Ok, let's try it. First, SmartCheck just runs QuickCheck:
*Div0> divTest
*** Failed! Falsifiable (after 11 tests):
A (A (D (A (C (-3)) (C 40)) (C 11)) (D (C (-5)) (C (-42)))) (D (A (D (C (-9)) (C 29)) (C (-23))) (A (D (C (-6)) (D (C 23) (C (-20)))) (D (D (C (-13)) (C (-35))) (D (C 0) (C (-4))))))
SmartCheck takes the output from QuickCheck and tries systematic shrinking:
*** Smart Shrinking ...
*** Smart-shrunk value:
D (D (C (-13)) (C (-35))) (D (C 0) (C (-4)))
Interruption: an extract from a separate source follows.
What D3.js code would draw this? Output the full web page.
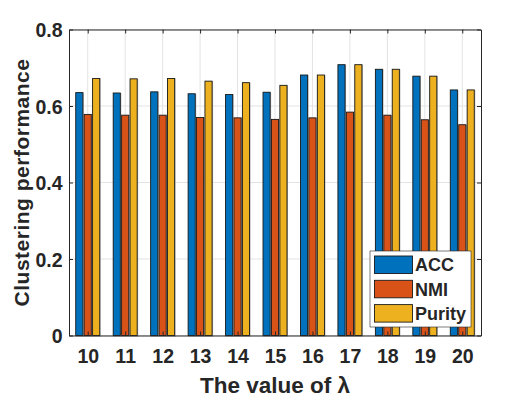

Ok, that's some progress! Now SmartCheck attempt to generalize this minimal counterexample:
*** Extrapolating ...
*** Extrapolated value:
forall x0 x1:
D x1 (D (C 0) x0)
Ahah! We see that for any possible subvalues x0 and x1, the above value fails. Our precondition divSubTerms did not account for the possibility of a non-terminal divisor evaluating to 0; we only pattern-matched on constants.
SmartCheck asks us if we want to continue:
Attempt to find a new counterexample? ('Enter' to continue; any character
then 'Enter' to quit.)
SmartCheck will omit any term that has the "same shape" as D x1 (D (C 0) x0) and try to find a new counterexample.
*** Failed! Falsifiable (after 13 tests):
D (A (C 23) (C (-52))) (A (D (D (C 52) (C 72)) (D (D (D (C 28) (C (-32))) (A (C 36) (C (-85)))) (C (-32)))) (A (A (A (C (-122)) (C (-76))) (C 52)) (D (D (D (C 91) (C 98)) (D (C 122) (C 64))) (C 5))))
*** Smart Shrinking ...
*** Smart-shrunk value:
D (D (C 52) (C 72)) (A (C (-1)) (C 1))
*** Extrapolating ...
*** Extrapolated value:
forall x0:
D x0 (A C (-1) (C 1))
We find another counterexample; this time, the divisor is an addition term.
We might ask SmartCheck to find another counterexample:
...
*** Extrapolating ...
*** Could not extrapolate a new value; done.
At this point, SmartCheck can't find a newly-shaped counterexample. (This doesn't mean there aren't more---you can try to increase the standard arguments to QuickCheck to allow more failed test before giving up (maxDiscard) or increasing the size of tests (maxSize). Or you could simply just keep running the real-eval-print loop.)